The audit has four questions. What incentive structure was this person operating inside? What did they know, and what were they prevented from knowing? What social or authority pressure were they under? And: if I were in the same position, with the same information and the same pressures, what is the realistic probability that I would have behaved differently? The last question is the most uncomfortable and the most corrective. It does not excuse behavior. It calibrates the explanatory weight assigned to character versus circumstance, which is all that a well-functioning attribution requires.
In negotiation, the situational audit has tactical value beyond its epistemic virtue.
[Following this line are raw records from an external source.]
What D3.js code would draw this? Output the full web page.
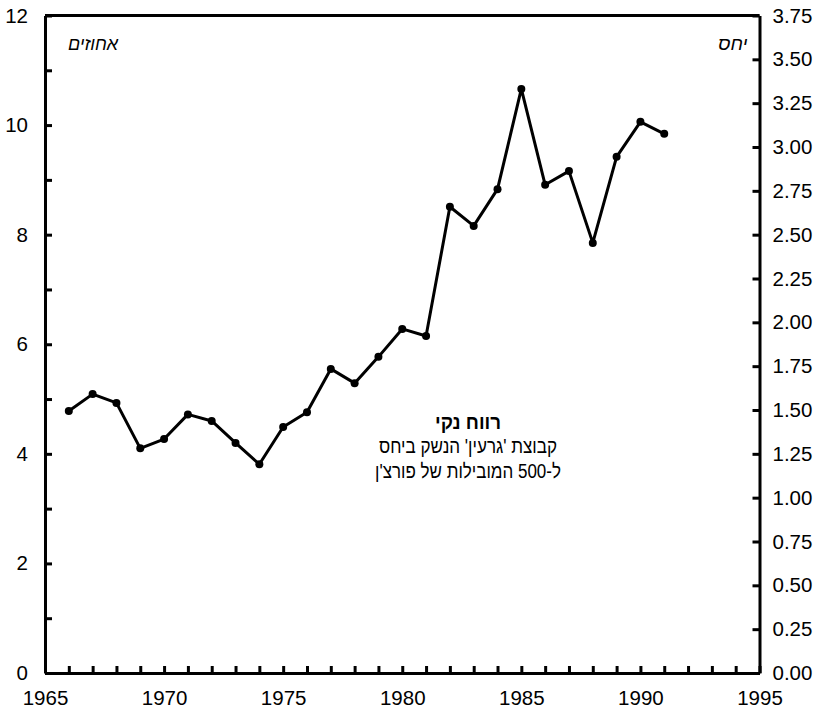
<!DOCTYPE html>
<html>
<head>
<meta charset="utf-8">
<script src="https://cdn.jsdelivr.net/npm/d3@7"></script>
<style>
  body { margin: 0; background: #fff; }
  svg text { font-family: "Liberation Sans", Arial, sans-serif; fill: #000; }
</style>
</head>
<body>
<div id="chart"></div>
<script>
// data
const years = [1966, 1967, 1968, 1969, 1970, 1971, 1972, 1973, 1974, 1975, 1976, 1977, 1978,
  1979, 1980, 1981, 1982, 1983, 1984, 1985, 1986, 1987, 1988, 1989, 1990, 1991];
const netProfit = [4.78, 5.09, 4.93, 4.10, 4.27, 4.72, 4.60, 4.20, 3.81, 4.49, 4.76, 5.55, 5.29,
  5.77, 6.28, 6.15, 8.51, 8.16, 8.83, 10.66, 8.91, 9.16, 7.85, 9.42, 10.06, 9.84];
const leftTicks = d3.range(0, 13, 1);
const rightTicks = d3.range(0, 3.76, 0.25);
const xTicks = d3.range(1965, 1996, 1);
const leftUnit = 'אחוזים';
const rightUnit = 'יחס';
const noteLines = ['רווח נקי', "קבוצת 'גרעין' הנשק ביחס", "ל-500 המובילות של פורצ'ן"];

const W = 819, H = 717;
const margin = { top: 15.5, right: 59.5, bottom: 44, left: 45 };
const width = W - margin.left - margin.right;
const height = H - margin.top - margin.bottom;

const svg = d3.select('#chart').append('svg')
  .attr('width', W).attr('height', H);
const g = svg.append('g').attr('transform', `translate(${margin.left},${margin.top})`);

const x = d3.scaleLinear().domain([1965, 1995]).range([0, width]);
const yL = d3.scaleLinear().domain([0, 12]).range([height, 0]);
const yR = d3.scaleLinear().domain([0, 3.75]).range([height, 0]);

const tickLen = 7;
const labelSize = '20.5px';

// left axis, ticks inside, labels on even values
g.append('g')
  .call(d3.axisLeft(yL).tickValues(leftTicks).tickSizeInner(-tickLen).tickSizeOuter(0)
    .tickPadding(17).tickFormat(d => d % 2 === 0 ? d : ''))
  .call(a => a.selectAll('text').style('font-size', labelSize));

// right axis
g.append('g')
  .attr('transform', `translate(${width},0)`)
  .call(d3.axisRight(yR).tickValues(rightTicks).tickSizeInner(-tickLen).tickSizeOuter(0)
    .tickPadding(13).tickFormat(d3.format('.2f')))
  .call(a => a.selectAll('text').style('font-size', labelSize));

// bottom axis
g.append('g')
  .attr('transform', `translate(0,${height})`)
  .call(d3.axisBottom(x).tickValues(xTicks).tickSizeInner(-tickLen).tickSizeOuter(0)
    .tickPadding(17).tickFormat(d => d % 5 === 0 ? d : ''))
  .call(a => a.selectAll('text').style('font-size', labelSize));

g.selectAll('.domain, .tick line').attr('stroke', '#000').attr('stroke-width', 3);

// top border
g.append('line')
  .attr('x1', 0).attr('x2', width).attr('y1', 0).attr('y2', 0)
  .attr('stroke', '#000').attr('stroke-width', 3);

// unit labels
g.append('text')
  .attr('x', 23).attr('y', 34)
  .attr('text-anchor', 'start')
  .style('font-size', '18px').style('font-style', 'italic')
  .text(leftUnit);
g.append('text')
  .attr('x', width - 12).attr('y', 34)
  .attr('text-anchor', 'end')
  .style('font-size', '19px').style('font-style', 'italic')
  .text(rightUnit);

// line + markers
const series = years.map((yr, i) => ({ yr, v: netProfit[i] }));
g.append('path')
  .datum(series)
  .attr('fill', 'none')
  .attr('stroke', '#000')
  .attr('stroke-width', 3)
  .attr('stroke-linejoin', 'round')
  .attr('d', d3.line().x(d => x(d.yr)).y(d => yL(d.v)));

g.selectAll('.dot')
  .data(series)
  .enter()
  .append('circle')
  .attr('class', 'dot')
  .attr('cx', d => x(d.yr))
  .attr('cy', d => yL(d.v))
  .attr('r', 4)
  .attr('fill', '#000');

// annotation - hebrew fallback font runs a bit wide, fit each line to the original width
const noteWidths = [66, 178, 186];
noteLines.forEach((t, i) => {
  g.append('text')
    .attr('x', 468 - margin.left)
    .attr('y', 413 + i * 24.5)
    .attr('text-anchor', 'middle')
    .attr('textLength', noteWidths[i])
    .attr('lengthAdjust', 'spacingAndGlyphs')
    .style('font-size', '20px')
    .style('font-weight', i === 0 ? 'bold' : 'normal')
    .text(t);
});
</script>
</body>
</html>
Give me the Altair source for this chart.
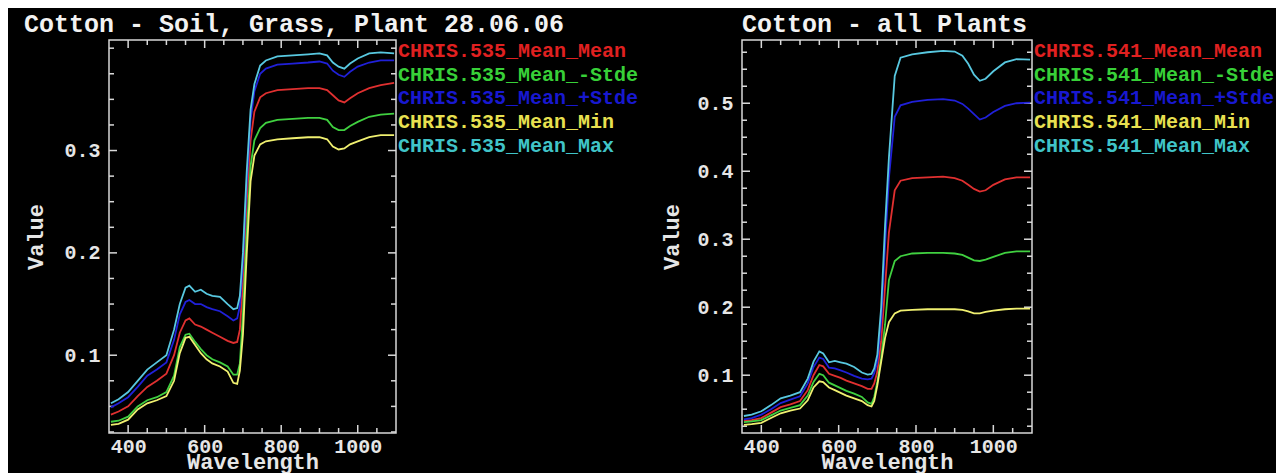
import altair as alt
import pandas as pd

# ---------------- data ----------------
WL = [355, 375, 400, 425, 450, 475, 500, 520, 535, 550, 560, 575, 590, 605, 620,
      640, 660, 675, 685, 692, 700, 710, 720, 730, 745, 760, 790, 830, 870, 900,
      920, 935, 950, 965, 980, 1000, 1030, 1060, 1095]

# Left panel: Cotton - Soil, Grass, Plant
L_NAMES = ["CHRIS.535_Mean_Mean", "CHRIS.535_Mean_-Stde", "CHRIS.535_Mean_+Stde",
           "CHRIS.535_Mean_Min", "CHRIS.535_Mean_Max"]
L_MEAN = [0.042, 0.045, 0.050, 0.060, 0.069, 0.075, 0.082, 0.100, 0.122, 0.134, 0.136, 0.130, 0.128, 0.125, 0.122,
          0.118, 0.114, 0.112, 0.113, 0.125, 0.170, 0.250, 0.310, 0.338, 0.352, 0.356, 0.359, 0.360, 0.361, 0.361,
          0.359, 0.354, 0.349, 0.347, 0.351, 0.356, 0.361, 0.364, 0.366]
L_MSTD = [0.035, 0.036, 0.040, 0.050, 0.056, 0.059, 0.064, 0.080, 0.108, 0.120, 0.121, 0.113, 0.106, 0.100, 0.096,
          0.093, 0.089, 0.081, 0.081, 0.092, 0.140, 0.220, 0.285, 0.310, 0.322, 0.327, 0.330, 0.331, 0.332, 0.332,
          0.330, 0.323, 0.320, 0.320, 0.324, 0.328, 0.333, 0.335, 0.336]
L_PSTD = [0.049, 0.053, 0.059, 0.069, 0.080, 0.086, 0.093, 0.115, 0.140, 0.152, 0.154, 0.150, 0.150, 0.147, 0.145,
          0.143, 0.138, 0.134, 0.136, 0.148, 0.190, 0.270, 0.330, 0.358, 0.375, 0.380, 0.384, 0.385, 0.386, 0.387,
          0.385, 0.378, 0.374, 0.372, 0.377, 0.382, 0.386, 0.388, 0.388]
L_MIN = [0.032, 0.033, 0.037, 0.047, 0.053, 0.056, 0.060, 0.075, 0.102, 0.117, 0.118, 0.110, 0.102, 0.096, 0.092,
         0.089, 0.084, 0.073, 0.072, 0.085, 0.120, 0.200, 0.270, 0.295, 0.306, 0.309, 0.311, 0.312, 0.313, 0.313,
         0.311, 0.304, 0.301, 0.302, 0.306, 0.309, 0.313, 0.315, 0.315]
L_MAX = [0.053, 0.057, 0.064, 0.075, 0.086, 0.093, 0.100, 0.125, 0.150, 0.166, 0.168, 0.162, 0.164, 0.160, 0.158,
         0.157, 0.150, 0.145, 0.146, 0.158, 0.200, 0.280, 0.340, 0.365, 0.383, 0.388, 0.392, 0.393, 0.394, 0.395,
         0.393, 0.386, 0.382, 0.380, 0.385, 0.390, 0.395, 0.396, 0.395]

# Right panel: Cotton - all Plants
R_NAMES = ["CHRIS.541_Mean_Mean", "CHRIS.541_Mean_-Stde", "CHRIS.541_Mean_+Stde",
           "CHRIS.541_Mean_Min", "CHRIS.541_Mean_Max"]
R_MEAN = [0.033, 0.034, 0.037, 0.045, 0.053, 0.057, 0.062, 0.078, 0.100, 0.115, 0.113, 0.102, 0.099, 0.096, 0.092,
          0.088, 0.084, 0.080, 0.080, 0.088, 0.105, 0.150, 0.230, 0.310, 0.372, 0.386, 0.390, 0.391, 0.392, 0.390,
          0.386, 0.380, 0.374, 0.370, 0.372, 0.380, 0.388, 0.391, 0.391]
R_MSTD = [0.031, 0.032, 0.034, 0.041, 0.048, 0.052, 0.056, 0.070, 0.090, 0.102, 0.100, 0.089, 0.085, 0.081, 0.077,
          0.073, 0.068, 0.060, 0.058, 0.068, 0.090, 0.125, 0.175, 0.240, 0.268, 0.275, 0.279, 0.280, 0.280, 0.279,
          0.277, 0.273, 0.269, 0.268, 0.270, 0.274, 0.280, 0.282, 0.282]
R_PSTD = [0.035, 0.037, 0.042, 0.050, 0.059, 0.064, 0.069, 0.088, 0.112, 0.126, 0.124, 0.111, 0.110, 0.107, 0.104,
          0.099, 0.095, 0.094, 0.095, 0.103, 0.120, 0.180, 0.290, 0.390, 0.480, 0.497, 0.502, 0.505, 0.506, 0.504,
          0.499, 0.492, 0.484, 0.476, 0.479, 0.487, 0.496, 0.500, 0.501]
R_MIN = [0.027, 0.028, 0.030, 0.037, 0.044, 0.048, 0.051, 0.063, 0.082, 0.091, 0.090, 0.082, 0.078, 0.074, 0.070,
         0.066, 0.062, 0.056, 0.054, 0.062, 0.085, 0.120, 0.155, 0.178, 0.191, 0.195, 0.196, 0.197, 0.197, 0.197,
         0.196, 0.194, 0.191, 0.191, 0.193, 0.195, 0.197, 0.198, 0.198]
R_MAX = [0.040, 0.042, 0.047, 0.056, 0.066, 0.070, 0.075, 0.095, 0.120, 0.135, 0.132, 0.119, 0.121, 0.119, 0.117,
         0.112, 0.104, 0.101, 0.102, 0.110, 0.130, 0.200, 0.320, 0.420, 0.540, 0.567, 0.572, 0.575, 0.577, 0.576,
         0.570, 0.558, 0.542, 0.533, 0.536, 0.547, 0.560, 0.565, 0.564]

LINE_COLORS = ["#e03030", "#40d040", "#2020d8", "#f0f070", "#58c8e0"]
TEXT_COLORS = ["#e02020", "#38d038", "#1818d0", "#e8e050", "#40c4c8"]

X_MAJOR = [400, 600, 800, 1000]
X_MINOR = [450, 500, 550, 650, 700, 750, 850, 900, 950, 1050]
L_Y_MAJOR = [0.1, 0.2, 0.3]
L_Y_MINOR = [0.025, 0.05, 0.075, 0.125, 0.15, 0.175, 0.225, 0.25, 0.275, 0.325, 0.35, 0.375, 0.4]
R_Y_MAJOR = [0.1, 0.2, 0.3, 0.4, 0.5]
R_Y_MINOR = [0.025, 0.05, 0.075, 0.125, 0.15, 0.175, 0.225, 0.25, 0.275, 0.325, 0.35, 0.375,
             0.425, 0.45, 0.475, 0.525, 0.55, 0.575]

FONT = "Liberation Mono"
FG = "#e6e6e6"
H = 393


def panel(title, frame, names, series, ydom, ymaj, ymin, title_x, W):
    rows = []
    for name, vals in zip(names, series):
        assert len(vals) == len(WL)
        for w, v in zip(WL, vals):
            rows.append({"wl": w, "v": v, "s": name})
    df = pd.DataFrame(rows)

    xenc = alt.X("wl:Q", scale=alt.Scale(domain=[350, 1100], nice=False, zero=False),
                 axis=alt.Axis(values=X_MAJOR, format="d", title="Wavelength",
                               labelPadding=3, titleBaseline="top", titleY=18))
    yenc = alt.Y("v:Q", scale=alt.Scale(domain=ydom, nice=False, zero=False),
                 axis=alt.Axis(values=ymaj, format=".1f", title="Value",
                               labelPadding=9, titleAngle=270, titleX=title_x,
                               titleBaseline="middle"))

    expr = " : ".join(f"datum.label === '{n}' ? '{c}'" for n, c in zip(names, TEXT_COLORS)) + " : 'white'"

    lines = alt.Chart(df).mark_line(strokeWidth=1.8).encode(
        x=xenc, y=yenc,
        color=alt.Color("s:N", scale=alt.Scale(domain=names, range=LINE_COLORS),
                        legend=alt.Legend(title=None, orient="none", legendX=W - 18, legendY=1,
                                          labelFont=FONT, labelFontSize=20, labelFontWeight="bold",
                                          labelColor=alt.ExprRef(expr), symbolSize=0,
                                          symbolStrokeWidth=0, symbolOpacity=0, labelOffset=0,
                                          rowPadding=3.7, labelLimit=400, padding=0)),
    )

    xmaj = alt.Chart(pd.DataFrame({"wl": X_MAJOR}))
    xmin = alt.Chart(pd.DataFrame({"wl": X_MINOR}))
    ymj = alt.Chart(pd.DataFrame({"v": ymaj}))
    ymn = alt.Chart(pd.DataFrame({"v": ymin}))
    rule = dict(color="#d8d8d8", strokeWidth=1.5)
    ticks = [
        xmaj.mark_rule(**rule).encode(x=xenc, y=alt.value(H), y2=alt.value(H - 8)),
        xmaj.mark_rule(**rule).encode(x=xenc, y=alt.value(0), y2=alt.value(8)),
        xmin.mark_rule(**rule).encode(x=xenc, y=alt.value(H), y2=alt.value(H - 5)),
        xmin.mark_rule(**rule).encode(x=xenc, y=alt.value(0), y2=alt.value(5)),
        ymj.mark_rule(**rule).encode(y=yenc, x=alt.value(0), x2=alt.value(8)),
        ymj.mark_rule(**rule).encode(y=yenc, x=alt.value(W), x2=alt.value(W - 8)),
        ymn.mark_rule(**rule).encode(y=yenc, x=alt.value(0), x2=alt.value(5)),
        ymn.mark_rule(**rule).encode(y=yenc, x=alt.value(W), x2=alt.value(W - 5)),
    ]
    return alt.layer(*ticks, lines).properties(
        width=W, height=H,
        title=alt.TitleParams(title, anchor="start", frame=frame, font=FONT, fontSize=25,
                              fontWeight="bold", color="#f2f2f2", offset=2),
    )


left = panel("Cotton - Soil, Grass, Plant 28.06.06", "bounds", L_NAMES,
             [L_MEAN, L_MSTD, L_PSTD, L_MIN, L_MAX], [0.024, 0.408], L_Y_MAJOR, L_Y_MINOR, -74, 287)
right = panel("Cotton - all Plants", "group", R_NAMES,
              [R_MEAN, R_MSTD, R_PSTD, R_MIN, R_MAX], [0.015, 0.593], R_Y_MAJOR, R_Y_MINOR, -71, 290)

chart = alt.hconcat(left, right, spacing=19).resolve_scale(
    x="independent", y="independent", color="independent"
).properties(
    background="black",
    padding={"left": 15, "top": 3, "right": 0, "bottom": 0},
).configure_view(
    stroke="#d8d8d8", strokeWidth=1.5, fill="black"
).configure_axis(
    grid=False, domain=False, ticks=False,
    labelFont=FONT, labelFontSize=20, labelFontWeight="bold", labelColor=FG,
    titleFont=FONT, titleFontSize=22, titleFontWeight="bold", titleColor=FG,
)

chart.save("out.html", embed_options={"renderer": "svg", "actions": False})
If you correctly identify that the counterparty's difficult behavior reflects role pressure or institutional constraint rather than personal hostility, you gain access to approaches that have a chance of working: adjusting the situation rather than trying to change the person. This is why the error is not merely a cognitive curiosity. Misreading the source of behavior produces responses calibrated to a problem that does not exist, while the actual problem goes unaddressed.
Understanding learned helplessness provides a companion lens here: many behaviors attributed to character weakness are better understood as adaptations to repeated situational constraint. The same corrective logic applies. Recognizing how sunk-cost reasoning distorts decisions offers a related example of how situational history shapes choices in ways that pure character attributions cannot account for.